» TASK INSTRUCTIONS
Print the entire listing. Each line must match the original exactly.

— START DATASET CONTENT —

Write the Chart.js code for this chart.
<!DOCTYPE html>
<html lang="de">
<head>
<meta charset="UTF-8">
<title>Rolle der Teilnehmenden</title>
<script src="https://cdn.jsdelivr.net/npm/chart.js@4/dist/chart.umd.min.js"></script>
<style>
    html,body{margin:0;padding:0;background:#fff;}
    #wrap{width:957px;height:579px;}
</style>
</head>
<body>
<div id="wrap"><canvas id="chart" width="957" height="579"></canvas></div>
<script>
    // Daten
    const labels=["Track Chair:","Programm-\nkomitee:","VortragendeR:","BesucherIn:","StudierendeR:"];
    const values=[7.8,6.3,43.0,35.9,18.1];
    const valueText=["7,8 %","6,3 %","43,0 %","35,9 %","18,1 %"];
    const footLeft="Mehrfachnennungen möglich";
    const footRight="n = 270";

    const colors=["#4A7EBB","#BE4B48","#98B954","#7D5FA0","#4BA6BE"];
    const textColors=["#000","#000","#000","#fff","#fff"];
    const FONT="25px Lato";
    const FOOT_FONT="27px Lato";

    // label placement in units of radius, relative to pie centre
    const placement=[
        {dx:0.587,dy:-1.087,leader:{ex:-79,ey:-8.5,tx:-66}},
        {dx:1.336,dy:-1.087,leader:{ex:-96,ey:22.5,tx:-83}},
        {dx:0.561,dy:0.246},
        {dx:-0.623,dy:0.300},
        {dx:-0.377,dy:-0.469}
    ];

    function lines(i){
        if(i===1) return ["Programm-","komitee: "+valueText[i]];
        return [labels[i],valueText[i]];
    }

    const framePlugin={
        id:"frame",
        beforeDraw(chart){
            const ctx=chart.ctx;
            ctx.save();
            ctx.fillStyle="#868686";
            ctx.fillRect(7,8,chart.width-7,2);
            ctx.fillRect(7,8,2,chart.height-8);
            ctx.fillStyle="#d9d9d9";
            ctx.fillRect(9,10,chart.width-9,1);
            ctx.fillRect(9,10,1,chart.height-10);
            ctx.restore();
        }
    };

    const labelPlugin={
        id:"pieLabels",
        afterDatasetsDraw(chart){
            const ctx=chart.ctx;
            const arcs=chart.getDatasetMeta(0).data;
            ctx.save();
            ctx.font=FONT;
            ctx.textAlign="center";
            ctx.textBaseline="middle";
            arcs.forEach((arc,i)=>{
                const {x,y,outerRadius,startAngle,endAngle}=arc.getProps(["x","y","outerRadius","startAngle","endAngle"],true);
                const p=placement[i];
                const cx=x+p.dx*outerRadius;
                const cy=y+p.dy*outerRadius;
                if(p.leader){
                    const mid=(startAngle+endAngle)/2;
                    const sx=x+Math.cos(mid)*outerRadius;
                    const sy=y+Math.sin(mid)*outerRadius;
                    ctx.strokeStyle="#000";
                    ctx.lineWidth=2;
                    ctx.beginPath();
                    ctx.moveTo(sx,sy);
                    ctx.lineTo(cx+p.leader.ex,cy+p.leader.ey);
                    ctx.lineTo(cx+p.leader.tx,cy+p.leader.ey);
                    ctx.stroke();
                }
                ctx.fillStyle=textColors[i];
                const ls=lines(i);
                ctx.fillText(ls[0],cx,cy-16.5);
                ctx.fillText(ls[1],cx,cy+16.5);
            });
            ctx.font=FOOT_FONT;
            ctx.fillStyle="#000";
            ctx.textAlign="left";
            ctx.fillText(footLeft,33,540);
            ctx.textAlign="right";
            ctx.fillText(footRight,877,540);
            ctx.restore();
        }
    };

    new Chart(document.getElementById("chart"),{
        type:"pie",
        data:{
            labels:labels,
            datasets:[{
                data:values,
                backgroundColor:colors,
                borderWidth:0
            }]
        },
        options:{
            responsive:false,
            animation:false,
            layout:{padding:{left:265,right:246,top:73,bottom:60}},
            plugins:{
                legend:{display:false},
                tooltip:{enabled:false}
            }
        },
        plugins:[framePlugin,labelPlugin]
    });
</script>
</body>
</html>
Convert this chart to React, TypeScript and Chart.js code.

— END DATASET CONTENT —

» CORRECT RESULT
Write the Chart.js code for this chart.
<!DOCTYPE html>
<html lang="de">
<head>
<meta charset="UTF-8">
<title>Rolle der Teilnehmenden</title>
<script src="https://cdn.jsdelivr.net/npm/chart.js@4/dist/chart.umd.min.js"></script>
<style>
    html,body{margin:0;padding:0;background:#fff;}
    #wrap{width:957px;height:579px;}
</style>
</head>
<body>
<div id="wrap"><canvas id="chart" width="957" height="579"></canvas></div>
<script>
    // Daten
    const labels=["Track Chair:","Programm-\nkomitee:","VortragendeR:","BesucherIn:","StudierendeR:"];
    const values=[7.8,6.3,43.0,35.9,18.1];
    const valueText=["7,8 %","6,3 %","43,0 %","35,9 %","18,1 %"];
    const footLeft="Mehrfachnennungen möglich";
    const footRight="n = 270";

    const colors=["#4A7EBB","#BE4B48","#98B954","#7D5FA0","#4BA6BE"];
    const textColors=["#000","#000","#000","#fff","#fff"];
    const FONT="25px Lato";
    const FOOT_FONT="27px Lato";

    // label placement in units of radius, relative to pie centre
    const placement=[
        {dx:0.587,dy:-1.087,leader:{ex:-79,ey:-8.5,tx:-66}},
        {dx:1.336,dy:-1.087,leader:{ex:-96,ey:22.5,tx:-83}},
        {dx:0.561,dy:0.246},
        {dx:-0.623,dy:0.300},
        {dx:-0.377,dy:-0.469}
    ];

    function lines(i){
        if(i===1) return ["Programm-","komitee: "+valueText[i]];
        return [labels[i],valueText[i]];
    }

    const framePlugin={
        id:"frame",
        beforeDraw(chart){
            const ctx=chart.ctx;
            ctx.save();
            ctx.fillStyle="#868686";
            ctx.fillRect(7,8,chart.width-7,2);
            ctx.fillRect(7,8,2,chart.height-8);
            ctx.fillStyle="#d9d9d9";
            ctx.fillRect(9,10,chart.width-9,1);
            ctx.fillRect(9,10,1,chart.height-10);
            ctx.restore();
        }
    };

    const labelPlugin={
        id:"pieLabels",
        afterDatasetsDraw(chart){
            const ctx=chart.ctx;
            const arcs=chart.getDatasetMeta(0).data;
            ctx.save();
            ctx.font=FONT;
            ctx.textAlign="center";
            ctx.textBaseline="middle";
            arcs.forEach((arc,i)=>{
                const {x,y,outerRadius,startAngle,endAngle}=arc.getProps(["x","y","outerRadius","startAngle","endAngle"],true);
                const p=placement[i];
                const cx=x+p.dx*outerRadius;
                const cy=y+p.dy*outerRadius;
                if(p.leader){
                    const mid=(startAngle+endAngle)/2;
                    const sx=x+Math.cos(mid)*outerRadius;
                    const sy=y+Math.sin(mid)*outerRadius;
                    ctx.strokeStyle="#000";
                    ctx.lineWidth=2;
                    ctx.beginPath();
                    ctx.moveTo(sx,sy);
                    ctx.lineTo(cx+p.leader.ex,cy+p.leader.ey);
                    ctx.lineTo(cx+p.leader.tx,cy+p.leader.ey);
                    ctx.stroke();
                }
                ctx.fillStyle=textColors[i];
                const ls=lines(i);
                ctx.fillText(ls[0],cx,cy-16.5);
                ctx.fillText(ls[1],cx,cy+16.5);
            });
            ctx.font=FOOT_FONT;
            ctx.fillStyle="#000";
            ctx.textAlign="left";
            ctx.fillText(footLeft,33,540);
            ctx.textAlign="right";
            ctx.fillText(footRight,877,540);
            ctx.restore();
        }
    };

    new Chart(document.getElementById("chart"),{
        type:"pie",
        data:{
            labels:labels,
            datasets:[{
                data:values,
                backgroundColor:colors,
                borderWidth:0
            }]
        },
        options:{
            responsive:false,
            animation:false,
            layout:{padding:{left:265,right:246,top:73,bottom:60}},
            plugins:{
                legend:{display:false},
                tooltip:{enabled:false}
            }
        },
        plugins:[framePlugin,labelPlugin]
    });
</script>
</body>
</html>
Convert this chart to React, TypeScript and Chart.js code.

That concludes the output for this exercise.